CURRENTLY OUT OF PRINT
Key Points
- This is the first book covering this site in detail
- Examines the wide range of rolling stock scrapped there
- Scrapyard books are always popular, they have a bittersweet and poignant appeal for railway enthusiasts
Description
A bucolic location in rural Northamptonshire was a fairly unlikely setting for a scrapyard that disposed of a large amount of redundant British Railways locomotives and rolling stock. Although Woodhams’ yard on Barry Island is undoubtedly the most famous of the locomotive scrapyards, Cohen’s were also major players in the mammoth task of cutting up BR’s unwanted stock.

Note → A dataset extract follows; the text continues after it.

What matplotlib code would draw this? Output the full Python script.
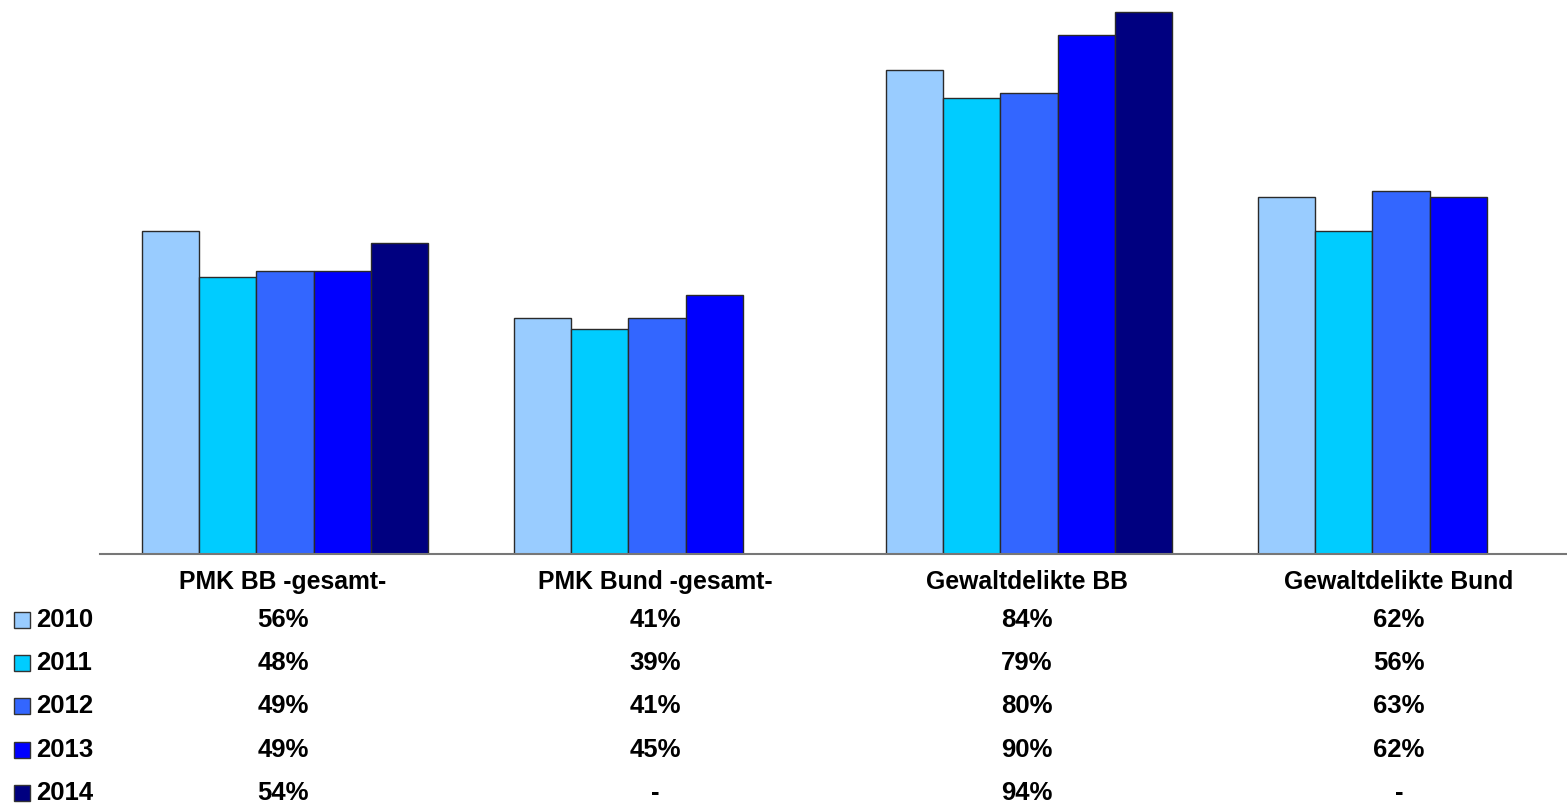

The firm of George Cohen Sons & Co. has a long history going back to its foundation in 1834 but from the 1960s on they became well known to the railway fraternity in their role as one of the more than 200 contractors involved in the scrapping of BR rolling stock. They disposed of steam, diesel and electric locomotives but also diesel and electric multiple units, industrial steam and diesel locomotives and bizarrely some ancient London Transport Tube stock at their Cransley site. Images of withdrawn stock evoke sad memories as they are being dismembered and provide a stark contrast to their operational days. This is particularly so when done, not in a grimy industrial landscape, but with green fields and verdant woods as a backdrop.
This major work, the first to cover this yard in detail, is profusely illustrated in both colour and monochrome and comes with comprehensive appendices detailing stock that was scrapped there.